Le rapport du Défenseur des droits est toujours très attendu. Il a été publié le 11 avril 2018.
Il indique avoir eu un nombre plus important de saisines du fait de la dématérialisation des services publics. Il décrit une relation dégradée entre l’administration et ses usagers puisque l’accueil dans les services publics a reculé à l’ère de cette dématérialisation. Les personnes vulnérables (personnes âgées, personnes en situation de précarité, en situation de handicap ou étrangères) ont d’énormes difficultés dans leurs rapports avec l’administration.
On veut une dématérialisation générale et accélérée en dépit des pannes informatiques, des délais excessifs que cela entraine, des difficultés à joindre les services de l’Etat ou à rectifier les erreurs commises. Celui qui a tenté d’obtenir une carte grise pour un « vieux véhicule » sait de quoi je parle.

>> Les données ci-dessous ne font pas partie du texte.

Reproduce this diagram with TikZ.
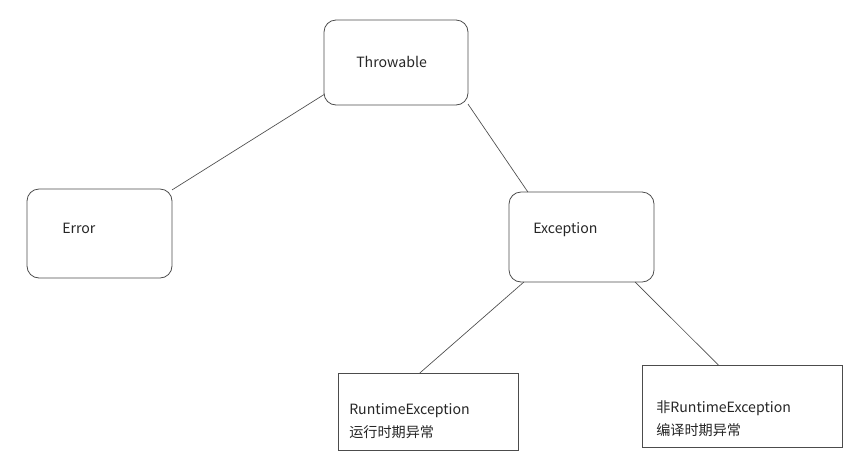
\documentclass[tikz,border=0pt]{standalone}
\usepackage{fontspec}
\setmainfont{Noto Sans CJK SC}

\begin{document}
\begin{tikzpicture}[x=0.75pt,y=-0.75pt,
    box/.style={draw=black!70, line width=0.6pt, inner sep=0pt, outer sep=0pt},
    rbox/.style={box, rounded corners=9pt},
    txt/.style={anchor=west, inner sep=0pt, text=black!85, font=\fontsize{10.6}{17.5}\selectfont, align=left},
    link/.style={draw=black!70, line width=0.5pt}]
    \useasboundingbox (0,0) rectangle (866,472);
    % abgerundete Kästen:
    \node[rbox, minimum width=108pt, minimum height=63.75pt] (throwable) at (396,62.5) {}; % oben
    \node[rbox, minimum width=108.75pt, minimum height=66.75pt] (error) at (99.5,233.5) {}; % links
    \node[rbox, minimum width=108.75pt, minimum height=67.5pt] (exception) at (581.5,237) {}; % rechts
    % eckige Kästen:
    \node[box, minimum width=135pt, minimum height=57.75pt] (runtime) at (428,411.5) {};
    \node[box, minimum width=150pt, minimum height=61.5pt] (checked) at (742,406) {};
    % Texte:
    \node[txt] (throwableText) at (356,62) {Throwable};
    \node[txt] (errorText) at (62,228) {Error};
    \node[txt] (exceptionText) at (533,230) {Exception};
    \node[txt] (runtimeText) at (349,421) {RuntimeException\\运行时期异常};
    \node[txt] (checkedText) at (656,419) {非RuntimeException\\编译时期异常};
    % Verbindungen:
\draw[link] (throwable.204.6) -- (error.31);
\draw[link] (throwable.330) -- (exception.140);
\draw[link] (exception.218) -- (runtime.102);
\draw[link] (exception.320) -- (checked.120);
\end{tikzpicture}
\end{document}
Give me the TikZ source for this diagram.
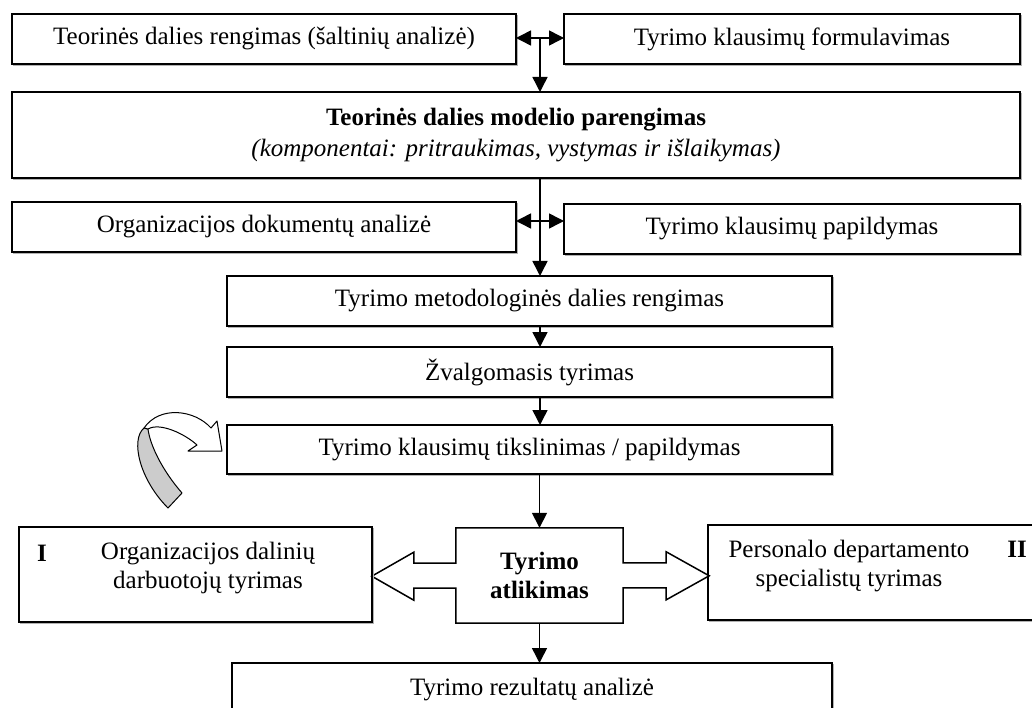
\documentclass[tikz,border=0pt]{standalone}
\usepackage{fontspec}
\setmainfont{Liberation Serif}
\usetikzlibrary{arrows.meta,calc}
\begin{document}
\begin{tikzpicture}[x=1pt,y=-1pt,
  txt/.style={font=\fontsize{25}{28.75}\selectfont, align=center, inner sep=0pt},
  box/.style={draw=black, line width=1.5pt, fill=white, inner sep=0pt, outer sep=0pt,
    font=\fontsize{25}{28.75}\selectfont, align=center},
  arr/.style={line width=1.5pt, -{Triangle[length=15pt,width=15pt]}},
  dbl/.style={line width=1.5pt, {Triangle[length=15pt,width=15pt]}-{Triangle[length=15pt,width=15pt]}},
  shade/.style={draw=gray!60, line width=1.2pt},
  ribbon/.style={draw=black, line width=1pt, line join=round}
]
\useasboundingbox (0,0) rectangle (1032,708);

% upper row of boxes
\node[box, minimum width=504pt, minimum height=50pt] (A) at (264,39) {Teorinės dalies rengimas (šaltinių analizė)};
\node[box, minimum width=456pt, minimum height=50pt] (B) at (792,39) {Tyrimo klausimų formulavimas};
\node[box, minimum width=1008pt, minimum height=86pt] (C) at (516,135)
  {\textbf{Teorinės dalies modelio parengimas}\\[2pt]\textit{(komponentai: pritraukimas, vystymas ir išlaikymas)}};
\node[box, minimum width=504pt, minimum height=50pt] (D) at (264,227) {Organizacijos dokumentų analizė};
\node[box, minimum width=456pt, minimum height=50pt] (E) at (792,229) {Tyrimo klausimų papildymas};

% central column
\node[box, minimum width=605pt, minimum height=50pt] (F) at (529.5,301) {Tyrimo metodologinės dalies rengimas};
\node[box, minimum width=605pt, minimum height=50pt] (Z) at (529.5,372) {Žvalgomasis tyrimas};
\node[box, minimum width=605pt, minimum height=49pt] (K) at (529.5,449.5) {Tyrimo klausimų tikslinimas / papildymas};

% research row
\node[box, minimum width=353pt, minimum height=95pt] (G) at (195.5,574.5) {};
\node[txt] (Gt) at (208,568) {Organizacijos dalinių\\darbuotojų tyrimas};
\node[txt, font=\fontsize{25}{28.75}\selectfont\bfseries] (Gn) at (42,553) {I};
\node[box, minimum width=332pt, minimum height=95pt] (J) at (874,572.5) {};
\node[txt] (Jt) at (849,566) {Personalo departamento\\specialistų tyrimas};
\node[txt, font=\fontsize{25}{28.75}\selectfont\bfseries] (Jn) at (1017,549) {II};

% centre box with its two block arrows, drawn as one outline
\node[minimum width=167pt, minimum height=95pt, inner sep=0pt] (H) at (539.5,575.5) {};
\draw[line width=1.5pt, fill=white, line join=miter]
  (H.north west) -- (H.north east) -- ++(0,35) -- ++(43,0) -- ++(0,-11) -- ++(43,24)
  -- ++(-43,24) -- ++(0,-12) -- ++(-43,0) -- (H.south east) -- (H.south west)
  -- ++(0,-35) -- ++(-42,0) -- ++(0,12) -- ++(-42,-24) -- ++(42,-24) -- ++(0,11)
  -- ++(42,0) -- cycle;
\node[txt, font=\fontsize{25}{28.75}\selectfont\bfseries] (Ht) at (H) {Tyrimo\\atlikimas};

\node[box, minimum width=600pt, minimum height=54pt] (I) at (532,690) {Tyrimo rezultatų analizė};

% light shadow along right and bottom edges
\foreach \n in {A,B,C,D,E,F,Z,K,G,J,I}{
  \draw[shade] ([xshift=1.6pt,yshift=-1pt]\n.north east) -- ([xshift=1.6pt,yshift=-1.6pt]\n.south east)
    -- ([xshift=1pt,yshift=-1.6pt]\n.south west);
}

% connectors
\coordinate (m1) at ($(A.east)!0.5!(B.west)$);
\draw[dbl] ([yshift=1pt]A.east) -- ([yshift=1pt]B.west);
\draw[arr] (m1) -- (m1 |- C.north);
\coordinate (m2) at ($(D.east)!0.5!(E.west)$);
\draw[dbl] ([yshift=6pt]D.east) -- ([yshift=8pt]E.west);
\draw[arr] (C.south -| m2) -- (F.north -| m2);
\draw[arr] (F.south -| m2) -- (Z.north -| m2);
\draw[arr] (Z.south -| m2) -- (K.north -| m2);
\draw[arr] (K.south -| H.north) -- (H.north);
\draw[arr] (H.south) -- (I.north -| H.south);

% curved ribbon arrow pointing at the refinement step
\draw[ribbon, fill=gray!40]
  (144,428) .. controls (130,440) and (140,480) .. (168,508) -- (182,493)
  .. controls (162,470) and (150,445) .. (148,429) -- cycle;
\draw[ribbon, fill=white]
  (144,428) .. controls (160,405) and (195,410) .. (211,428) -- (217,421) -- (222,451)
  -- (188,451) -- (197,445) .. controls (185,434) and (160,422) .. (148,429) -- cycle;
\end{tikzpicture}
\end{document}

C’est un parcours du combattant qui ressemble grandement aux descriptions d’UBU-ROI.
Mais ce n’est qu’un début. L’objectif de la réforme BELLOUBET-MACRON est une dématérialisation des petits litiges sans recours au juge ou à l’avocat. On veut favoriser les plateformes payantes au nom d’un « libéralisme » judiciaire.
L’économiste Philippe ASKENAZY explique que le recours à la médiation privée, par l’intermédiaire des plateformes numériques, va se généraliser. Le juge, les avocats deviendront alors superflus. Les legaltechs vont assurer directement la « justice » et « trouver des solutions ». Naturellement, cela sera payant. Les enjeux portent donc sur des centaines de millions d’euros. Qui va être pénalisé ? Naturellement, ce seront les populations les plus fragiles, c’est-à-dire celles qui ont le plus besoin de justice. Ces plateformes vont bénéficier de l’accès libre aux décisions des juridictions françaises. C’est la loi « République Numérique » de 2016 dont il faut se souvenir qu’elle a été déposée – en décembre 2015 – par le Ministre de l’Economie de l’époque, Monsieur Emmanuel MACRON. Pour les legaltechs ce sera un accès total et gratuit à toutes les décisions publiées et revente sous toutes formes de ces acquis gratuits.
Le marché du droit est largement ouvert aux legaltechs. Le droit n’est plus qu’une marchandise.